And if you really get into heavy lifting with data, please do yourself and your collaborators a favor and take the first 2 or 3 classes in computer science. You'll learn about linked lists, binary search, and other basics of datastructures that will change how you approach data. I have many times shown a very senior professor in geophysics that their "hard" computational problem is not actually hard if you have the correct data structure.

And learn and git for your revision control system. Even the smallest code bits belong checked in to something.

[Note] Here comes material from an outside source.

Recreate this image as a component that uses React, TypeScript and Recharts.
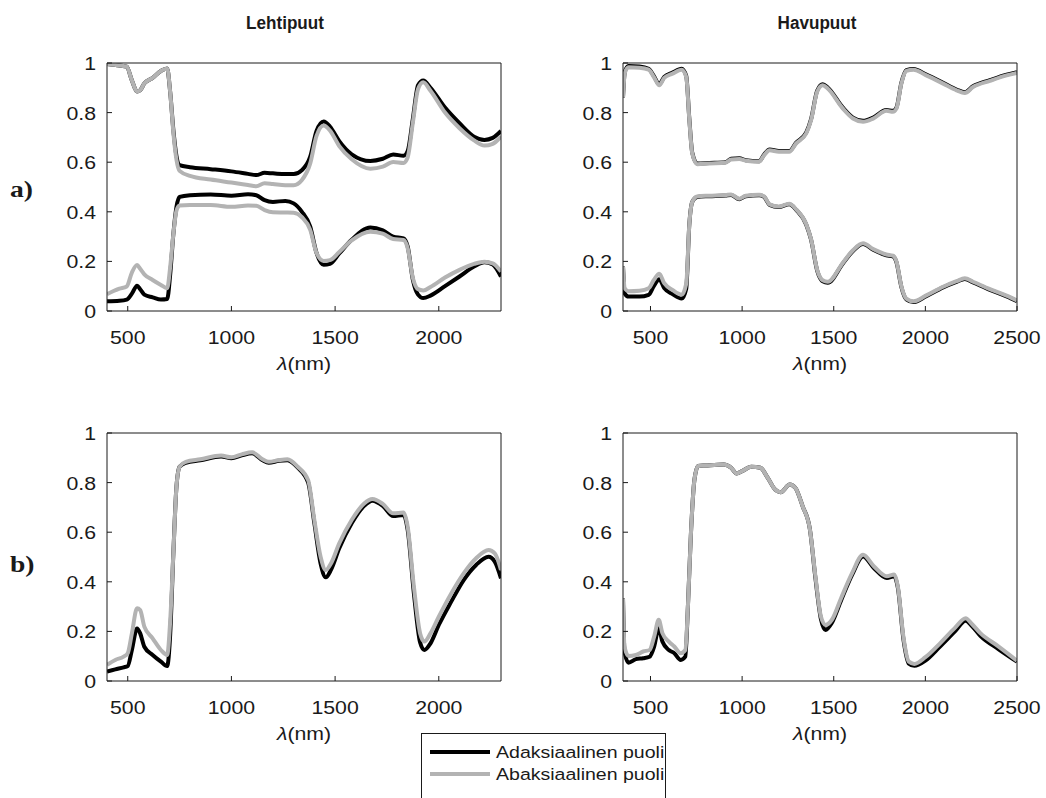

Posted by Kurt | Permalink

01.04.2013 12:42

Citizen science - get involved with the ocean

Need a new years resolution? Why not make a resolution that is easy to follow through on? Get involved with science! It's easy. You can do it from home. On your desktop or laptop. You don't need a diver certification or to get wet. No science degree required. Humans come with some pretty awesome built-in science analysis equipment.

My good friend Art Trembanis has SubseaObservers where you can help them identify scallops on the sea floor. This stuff is really important. The results will help human's protect the sea and understand how to manage critical resources in the ocean. These images from an Autonomous Underwater Vehicle (AUV) have a lot more than just scallops. What else can you discover?

Subsea Observers

Last week, I got to sit down with Richard Taylor of the GeoHab project. GeoHab uses a sled with cameras towed behind a ship. More cool imagery and another project where anyone can lend a hand: Seafloor Explorer.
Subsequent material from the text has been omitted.